Which European nations are winning the heat pump race?

When Andreas Rosen decided to future-proof his home in Germany’s Mosel wine region, he knew he wanted to upgrade his heating system to a low-carbon heat pump.

“I didn’t want to deliver it to the next generation with an oil system,” says Mr Rosen. “We were wondering what we should do for the longer run and now [a heat pump] was doable with government help.”

About half of Germany’s 41 million homes currently rely on gas heating, with another quarter running on oil. In a bid to encourage homeowners to decarbonise their heating, Germany introduced a rebate scheme in January 2023 that offers up to 40% back on the cost of buying and installing a heat pump.

Heat pumps use energy taken from the air, water or ground to provide both heating and cooling. They have been proven to work even in extreme temperatures and can drastically reduce energy bills once installed.

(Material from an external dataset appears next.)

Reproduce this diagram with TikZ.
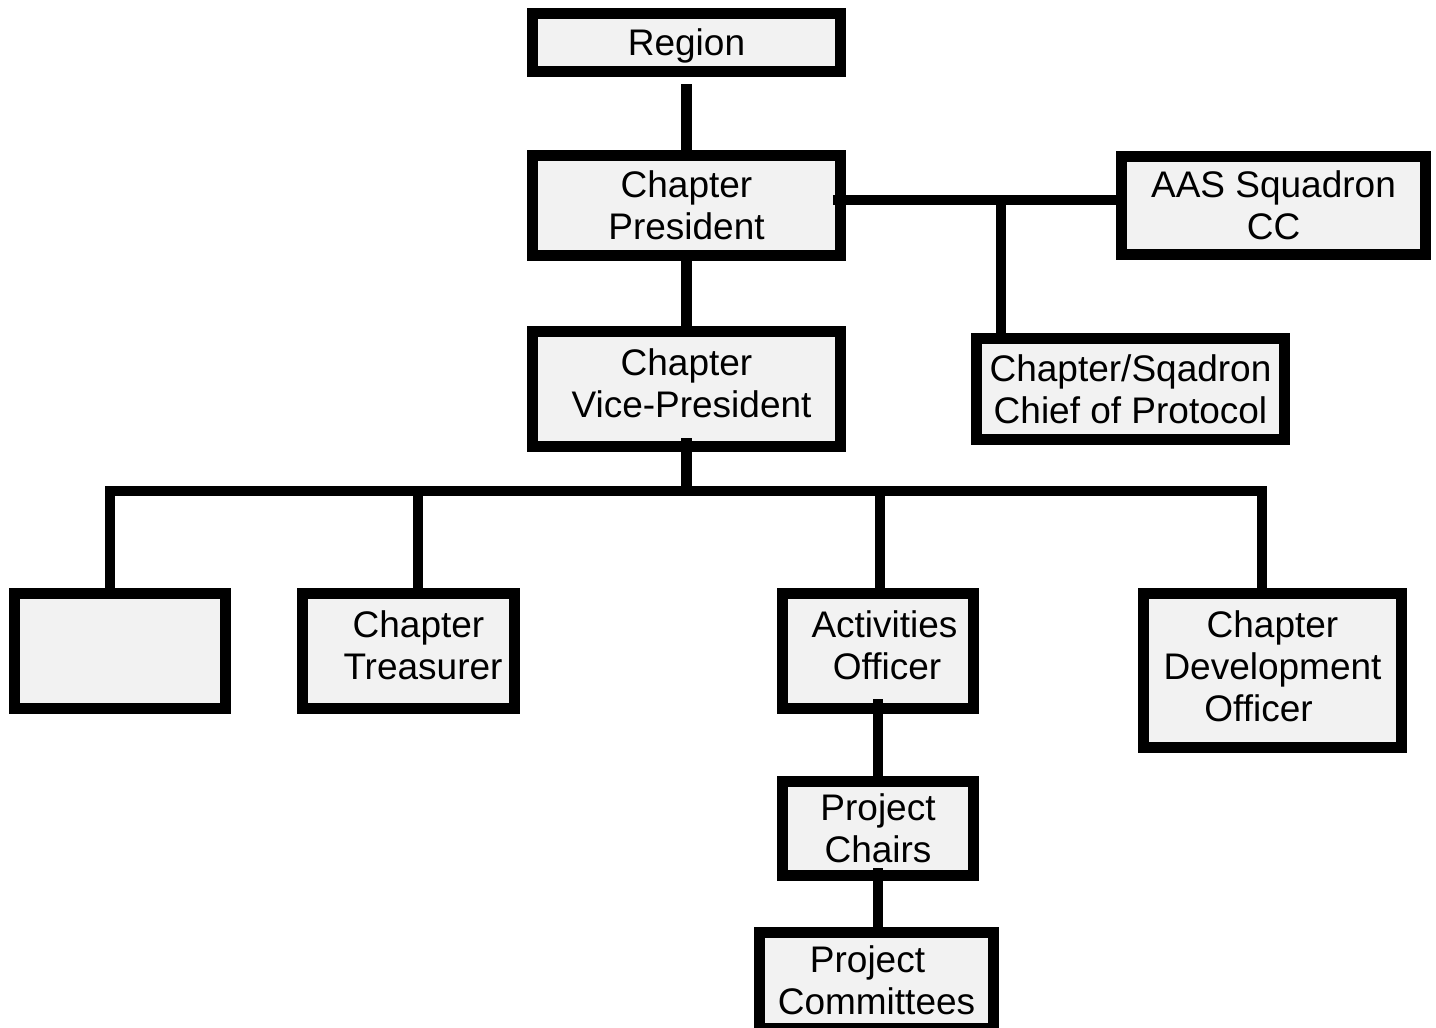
\documentclass[tikz,border=0pt]{standalone}
\usepackage{fontspec}
\setmainfont{Liberation Sans}
\definecolor{boxgrey}{HTML}{F2F2F2}
\begin{document}
\begin{tikzpicture}[x=1pt,y=-1pt,
  post/.style={draw,line width=11pt,fill=boxgrey,inner sep=0pt,align=center,text depth=0pt,
    font=\fontsize{37}{42}\selectfont},
  link/.style={line width=10.5pt}]
\useasboundingbox (0,0) rectangle (1436,1028);
% top of the chart
\node[post,minimum width=308pt,minimum height=58pt] (region) at (686.5,42.5) {Region};
\node[post,minimum width=308pt,minimum height=100pt] (pres) at (686.5,205.5) {Chapter\\President};
\node[post,minimum width=304pt,minimum height=98pt] (aas) at (1273.5,205.5) {AAS Squadron\\CC};
\node[post,minimum width=308pt,minimum height=101pt] (protocol) at (1130.5,389) {Chapter/Sqadron\\Chief of Protocol};
\node[post,minimum width=308pt,minimum height=115pt,text depth=12pt] (vp) at (686.5,389) {Chapter\\\hspace*{10pt}Vice-President};
% officers
\node[post,minimum width=211pt,minimum height=115pt] (blank) at (120,651) {};
\node[post,minimum width=212pt,minimum height=115pt,text depth=12pt] (treas) at (408.5,651) {\hspace*{20pt}Chapter\\\hspace*{29pt}Treasurer};
\node[post,minimum width=191pt,minimum height=115pt,text depth=12pt] (activ) at (878,651) {\hspace*{13pt}Activities\\\hspace*{18pt}Officer};
\node[post,minimum width=258pt,minimum height=154pt,text depth=8pt] (devel) at (1272.5,670.5) {Chapter\\Development\\Officer\hspace*{28pt}};
\node[post,minimum width=191pt,minimum height=94pt] (chairs) at (878,828.5) {Project\\Chairs};
\node[post,minimum width=234pt,minimum height=96pt] (comm) at (876.5,980.5) {Project\hspace*{18pt}\\Committees};
% connectors
\draw[link] ([yshift=-7pt]region.south) -- (pres.north);
\draw[link] (pres.south) -- (vp.north);
\draw[link] ([shift={(-13pt,5.5pt)}]pres.east) -- ([yshift=5.5pt]aas.west);
\coordinate (tee) at (1001,200);
\draw[link] (tee) -- (tee |- protocol.north);
\coordinate (busleft) at (110,491);
\coordinate (busright) at (1262,491);
\coordinate (bustreas) at (418,491);
\coordinate (busactiv) at (880,491);
\draw[link] (busleft |- blank.north) -- (busleft) -- (busright) -- (busright |- devel.north);
\draw[link] ([yshift=14pt]vp.south) -- (vp.south |- busleft);
\draw[link] (bustreas) -- (bustreas |- treas.north);
\draw[link] (busactiv) -- (busactiv |- activ.north);
\draw[link] ([yshift=15pt]activ.south) -- (chairs.north);
\draw[link] ([yshift=13pt]chairs.south) -- (comm.north -| chairs.south);
\end{tikzpicture}
\end{document}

The scheme is just one of a host of heat pump subsidies in place across Europe and part of a broader push to reduce carbon emissions. From 2024, every new heating system installed in Germany must run on 65% renewable energy.

Bastian Distler, a product manager in Ketsch in south-west Germany, was considering upgrading to a heat pump anyway for environmental reasons, but admits that he wouldn’t have been able to without the subsidy. Purchase and installation can cost anywhere from €10,000 to €30,000 (£8,700 to £26,000; $11,000 to $33,000) compared to around €7,000 for a new gas boiler.

“I have two little children which makes you question some behaviours and you feel better if you do something good for the environment. But to be very honest, if it had been very, very expensive and it didn’t pay off, I probably would not have done it,” says Mr Distler.

While the scheme is certainly making it easier for Germans to invest in heating system upgrades, heat pump sales were already on the increase.

“We had a market growth of 53% last year,” says Martin Sabel, managing director of the German Heat Pump Association. “The year before it was around 30% and the year before that around 40%. So we’ve had a good growth rate for several years now.”

The dramatic uptick in demand caught many manufacturers off guard, leaving some homeowners waiting up to 10 months before their new heat pumps could be supplied and installed by trained technicians, who are also in short supply.

Viessmann production hall, Allendorf, GermanyIMAGE SOURCE,VIESSMAN
Image caption,

Companies like Germany’s Viessman are scaling up production

Manufacturers like Viessmann are scaling up production to solve the shortfall, as well as pouring huge investment into training installers, providing educational materials for would-be buyers, and helping customers navigate often complex subsidy applications.

Günther Schlachter, vice president of residential electric solutions at Viessmann, believes that supporting and training installers is key to decarbonising home heating.

“Our installer… can consult with their customers [and advise against] the cheapest gas or oil option to make use of the subsidies that are now in place for a future-proof solution,” says Mr Schlachter.

Jürgen Fischer, president of climate solutions at Danfoss agrees. “Typically, installers focus on gas. For a heat pump, they need to also understand electrics and refrigeration. So educating the end user is important, but it’s more important to educate the person selling the system because 80% of the decision-making process happens with the installer.”

Most European countries currently face the same issues with supply, installer training and cost, but geography and culture also heavily influence what we expect and demand from our heating systems.

Better insulated houses are mores suitable for heat pump systems, which generate water at lower temperatures for the central heating system. Trying to heat a poorly insulated home with a heat pump would be difficult and unlikely to save you much money.